» **Objective**: Print exactly the lines from the first one down to the line containing "(0,0) rectangle (1304,445);", both ends included, with no pictures and nothing else.

» **Source material**:

_ _ _

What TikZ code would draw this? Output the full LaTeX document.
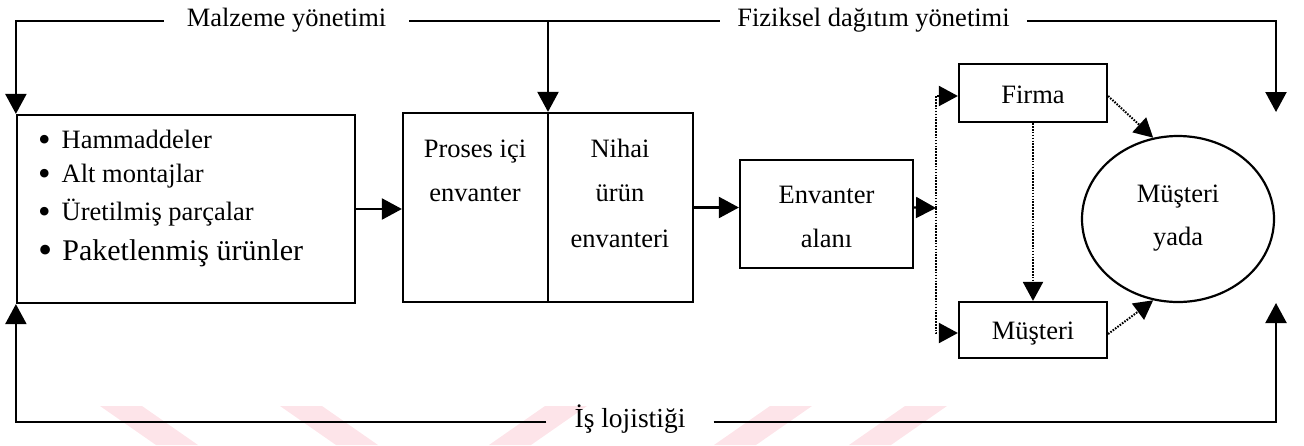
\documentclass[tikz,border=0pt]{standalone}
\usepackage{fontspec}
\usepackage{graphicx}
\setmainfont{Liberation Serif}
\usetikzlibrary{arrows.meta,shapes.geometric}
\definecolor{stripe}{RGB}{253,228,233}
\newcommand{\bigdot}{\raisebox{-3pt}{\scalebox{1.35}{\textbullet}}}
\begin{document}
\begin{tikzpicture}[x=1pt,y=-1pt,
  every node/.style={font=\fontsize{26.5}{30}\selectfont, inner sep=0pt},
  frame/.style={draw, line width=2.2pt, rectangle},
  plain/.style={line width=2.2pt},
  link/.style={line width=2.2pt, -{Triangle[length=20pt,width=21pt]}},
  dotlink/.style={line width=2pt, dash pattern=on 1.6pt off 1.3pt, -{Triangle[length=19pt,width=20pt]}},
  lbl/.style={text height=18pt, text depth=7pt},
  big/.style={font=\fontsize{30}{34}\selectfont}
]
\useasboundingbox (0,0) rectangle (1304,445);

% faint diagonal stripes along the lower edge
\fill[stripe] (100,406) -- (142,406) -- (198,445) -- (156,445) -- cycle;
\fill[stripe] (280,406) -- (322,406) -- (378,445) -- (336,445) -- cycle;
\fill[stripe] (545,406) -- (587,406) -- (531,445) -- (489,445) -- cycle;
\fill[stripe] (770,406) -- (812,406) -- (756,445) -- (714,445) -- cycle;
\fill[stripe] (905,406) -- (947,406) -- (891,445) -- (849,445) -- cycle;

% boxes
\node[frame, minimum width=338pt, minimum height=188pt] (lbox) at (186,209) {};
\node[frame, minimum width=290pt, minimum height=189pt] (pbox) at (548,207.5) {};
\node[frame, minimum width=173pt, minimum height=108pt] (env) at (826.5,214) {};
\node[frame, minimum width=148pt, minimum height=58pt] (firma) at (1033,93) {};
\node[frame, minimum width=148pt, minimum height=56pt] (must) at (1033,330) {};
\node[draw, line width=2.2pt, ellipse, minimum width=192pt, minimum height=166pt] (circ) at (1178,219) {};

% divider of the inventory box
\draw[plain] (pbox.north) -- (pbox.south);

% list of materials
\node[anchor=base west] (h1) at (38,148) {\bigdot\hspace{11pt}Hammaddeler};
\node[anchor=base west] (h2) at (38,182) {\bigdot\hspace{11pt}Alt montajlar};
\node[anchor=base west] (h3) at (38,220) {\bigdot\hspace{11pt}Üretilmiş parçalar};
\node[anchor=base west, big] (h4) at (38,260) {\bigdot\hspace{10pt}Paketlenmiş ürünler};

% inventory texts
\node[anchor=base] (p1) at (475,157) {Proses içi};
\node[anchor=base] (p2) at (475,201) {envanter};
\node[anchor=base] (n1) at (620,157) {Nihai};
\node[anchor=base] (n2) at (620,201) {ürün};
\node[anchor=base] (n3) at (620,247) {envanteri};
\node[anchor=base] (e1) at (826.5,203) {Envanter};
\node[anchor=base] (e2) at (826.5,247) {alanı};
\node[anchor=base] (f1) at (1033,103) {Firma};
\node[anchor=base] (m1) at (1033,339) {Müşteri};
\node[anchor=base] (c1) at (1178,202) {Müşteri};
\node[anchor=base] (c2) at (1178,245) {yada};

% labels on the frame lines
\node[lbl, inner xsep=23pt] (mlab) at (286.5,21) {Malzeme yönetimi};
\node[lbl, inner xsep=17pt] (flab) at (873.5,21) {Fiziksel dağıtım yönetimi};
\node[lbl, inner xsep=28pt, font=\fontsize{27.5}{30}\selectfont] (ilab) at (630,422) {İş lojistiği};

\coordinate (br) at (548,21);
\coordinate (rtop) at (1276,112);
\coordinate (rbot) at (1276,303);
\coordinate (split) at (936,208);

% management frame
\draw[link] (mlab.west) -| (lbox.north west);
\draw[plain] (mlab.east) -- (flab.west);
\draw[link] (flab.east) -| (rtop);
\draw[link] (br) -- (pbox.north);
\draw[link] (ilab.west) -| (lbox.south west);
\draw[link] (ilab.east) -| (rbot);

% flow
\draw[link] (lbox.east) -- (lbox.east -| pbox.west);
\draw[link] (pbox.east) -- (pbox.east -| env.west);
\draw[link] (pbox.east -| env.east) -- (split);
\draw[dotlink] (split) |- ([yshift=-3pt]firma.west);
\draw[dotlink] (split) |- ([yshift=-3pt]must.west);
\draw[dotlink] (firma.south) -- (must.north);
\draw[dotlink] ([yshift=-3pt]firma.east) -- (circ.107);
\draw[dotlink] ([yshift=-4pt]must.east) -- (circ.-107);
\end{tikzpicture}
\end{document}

_ _ _

» **Exercise result**:
What TikZ code would draw this? Output the full LaTeX document.
\documentclass[tikz,border=0pt]{standalone}
\usepackage{fontspec}
\usepackage{graphicx}
\setmainfont{Liberation Serif}
\usetikzlibrary{arrows.meta,shapes.geometric}
\definecolor{stripe}{RGB}{253,228,233}
\newcommand{\bigdot}{\raisebox{-3pt}{\scalebox{1.35}{\textbullet}}}
\begin{document}
\begin{tikzpicture}[x=1pt,y=-1pt,
  every node/.style={font=\fontsize{26.5}{30}\selectfont, inner sep=0pt},
  frame/.style={draw, line width=2.2pt, rectangle},
  plain/.style={line width=2.2pt},
  link/.style={line width=2.2pt, -{Triangle[length=20pt,width=21pt]}},
  dotlink/.style={line width=2pt, dash pattern=on 1.6pt off 1.3pt, -{Triangle[length=19pt,width=20pt]}},
  lbl/.style={text height=18pt, text depth=7pt},
  big/.style={font=\fontsize{30}{34}\selectfont}
]
\useasboundingbox (0,0) rectangle (1304,445);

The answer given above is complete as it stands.